Escape From Minnie's Haberdashery (for more hospital climes)
Gothamist Russell Crowe throwing tantrums again -- this time about hoverboards 
Guardian I'm eager to hear what our resident Australian Glenn thinks of their choices for best Aussie films of the year 
Gawker "the year in Gay"
Empire first look at Michael Fassbender in Assassin's Creed
Vanity Fair picks the best new TV characters of the year from series including Daredevil, Empire, UNReal, Fresh Off the Boat and more
Antagony & Ecstasy Tim's razor sharp review of 45 Years is a must-read but then so is his...
Antagony & Ecstasy ...review of Carol. Basically he continues to be one of the web's most underappreciated frequently inspired film critics.

Meanwhile on Jakku...
Variety Carrie Fisher on her body shamers 
imgur "how BB-8 works"
NPR Nigerians are getting excited about Star Wars... in large part thanks to John Boyega 
i09 going to see Star Wars: The Force Awakens a second time? i09 has a list of 23 things to watch out for
LA Times talks to the designers of Mad Max, Star Wars, and Mockingjay sequels on their dives into genre work
LA Times and here's a dissenting voice on the cultural phenomenon if you're not feeling the love 
Reverse Shot has an amazingly insightful lengthy review of The Force Awakens that grapples with the film only speaking its own Star Wars language and impatiently exploiting old adventures to venture out on new ones.  

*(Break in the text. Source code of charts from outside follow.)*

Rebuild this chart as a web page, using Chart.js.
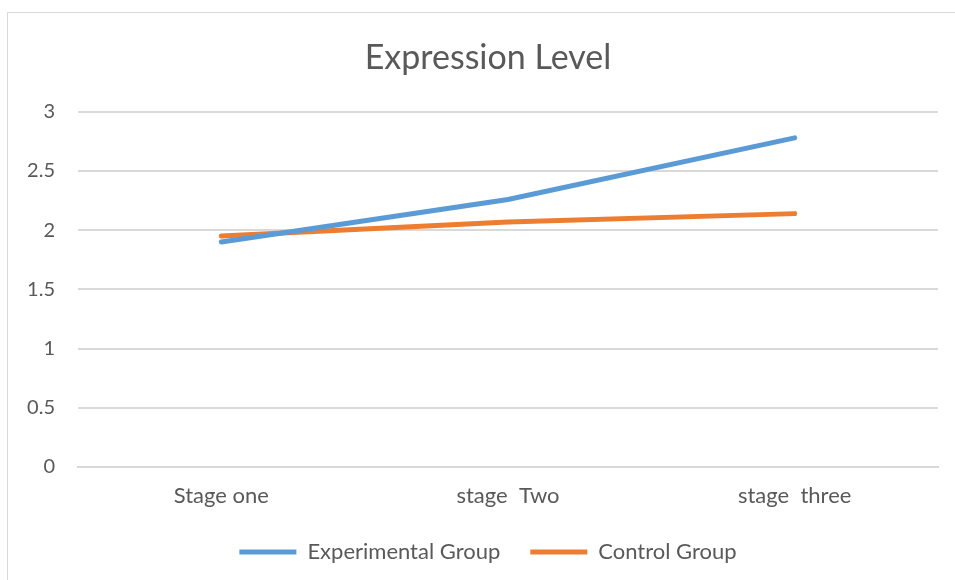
<!DOCTYPE html>
<html>
<head>
<meta charset="utf-8">
<script src="https://cdn.jsdelivr.net/npm/chart.js@4/dist/chart.umd.min.js"></script>
<style>
  html, body { margin: 0; padding: 0; background: #fff; }
  #wrap { position: relative; width: 955px; height: 580px; overflow: hidden; }
  #frame { position: absolute; left: 7px; top: 12px; width: 960px; height: 600px; border: 1px solid #d9d9d9; }
  #chart { position: absolute; left: 0; top: 0; }
</style>
</head>
<body>
<div id="wrap">
  <div id="frame"></div>
  <canvas id="chart" width="955" height="580"></canvas>
</div>
<script>
// Data
const stages = ['Stage one', 'stage  Two', 'stage  three'];
const experimental = [1.9, 2.26, 2.78];
const control = [1.95, 2.07, 2.14];
const yTicks = [0, 0.5, 1, 1.5, 2, 2.5, 3];

const textColor = '#595959';
const gridColor = '#d9d9d9';
const fontFamily = 'Lato, "Open Sans", sans-serif';

// title and legend are centred on the frame, not the whole canvas
const centreBlocks = {
    id: 'centreBlocks',
    afterLayout(chart) {
        if (chart.titleBlock) chart.titleBlock.left = 38;
        if (chart.legend) chart.legend.left = 38;
    }
};

new Chart(document.getElementById('chart'), {
    type: 'line',
    data: {
        labels: stages,
        datasets: [
            {
                label: 'Experimental Group',
                data: experimental,
                borderColor: '#5b9bd5',
                backgroundColor: '#5b9bd5',
                borderWidth: 5,
                borderCapStyle: 'round',
                pointRadius: 0,
                tension: 0
            },
            {
                label: 'Control Group',
                data: control,
                borderColor: '#ed7d31',
                backgroundColor: '#ed7d31',
                borderWidth: 5,
                borderCapStyle: 'round',
                pointRadius: 0,
                tension: 0
            }
        ]
    },
    options: {
        responsive: false,
        animation: false,
        layout: { padding: { left: 0, right: 17, top: 0, bottom: 7 } },
        plugins: {
            title: {
                display: true,
                text: 'Expression Level',
                color: textColor,
                font: { family: fontFamily, size: 34, weight: 'normal' },
                padding: { top: 38, bottom: 33 }
            },
            legend: {
                position: 'bottom',
                labels: {
                    color: textColor,
                    font: { family: fontFamily, size: 22 },
                    usePointStyle: true,
                    pointStyle: 'line',
                    pointStyleWidth: 57,
                    padding: 30
                }
            },
            tooltip: { enabled: false }
        },
        scales: {
            x: {
                offset: true,
                grid: { display: false },
                border: { color: gridColor, width: 2 },
                ticks: {
                    color: textColor,
                    font: { family: fontFamily, size: 22 },
                    padding: 8,
                    maxRotation: 0
                },
                afterFit: s => { s.height = 44; }
            },
            y: {
                min: 0,
                max: 3,
                afterBuildTicks: s => { s.ticks = yTicks.map(v => ({ value: v })); },
                grid: { color: gridColor, lineWidth: 2, drawTicks: false },
                border: { display: false },
                ticks: {
                    color: textColor,
                    font: { family: fontFamily, size: 20 },
                    padding: 23,
                    callback: v => String(v)
                },
                afterFit: s => { s.width = 78; }
            }
        }
    },
    plugins: [centreBlocks]
});
</script>
</body>
</html>
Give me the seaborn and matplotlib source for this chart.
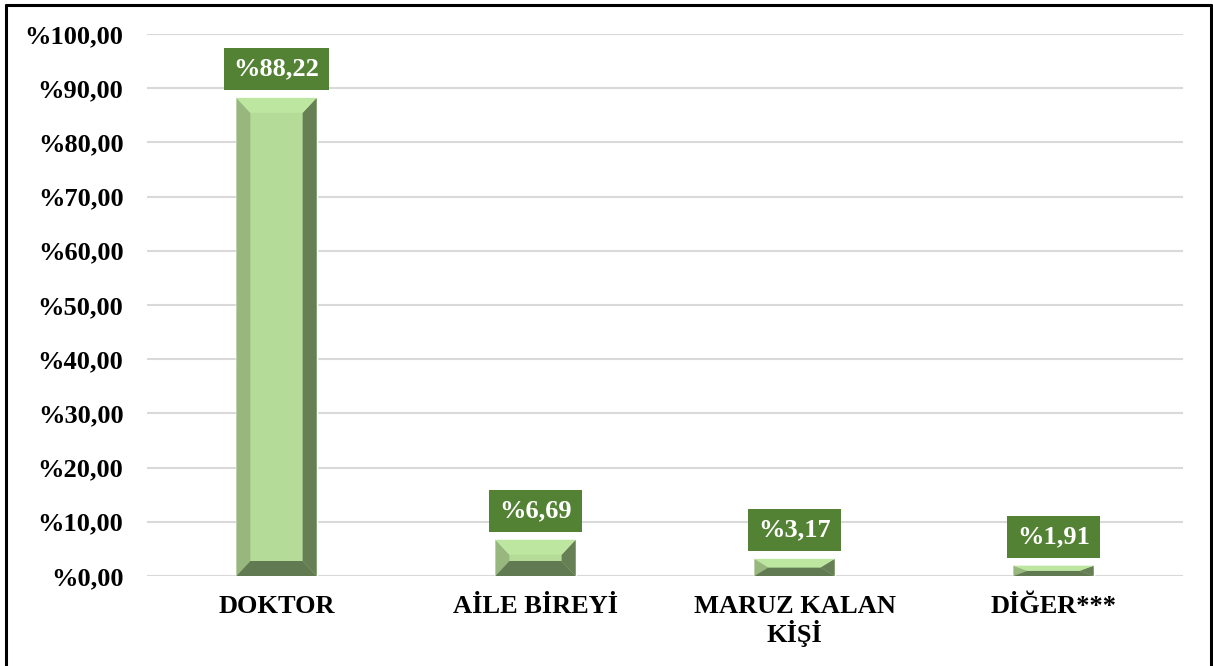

Ryan Gosling and Russell Crowe are "Nice Guys" - Movies are make believe! 

2016?
We're so not ready to go there. It's not really our practice at TFE to look ahead to the following year before the Oscars wrap (the true end to the film year) but I have bookmarked this article "61 Original Movie We're Dying to See in 2016" because it's cute on the rare occasion that people realize that non-sequels exist. The Guardian has no such anti-sequel slant in their "75 films we're excited about" and they go full in for any movie that drives traffic so say hello to the superhero films even the ones that are daring us to agonize over how bad they might be like the scowl-a-thon of Batman v Superman.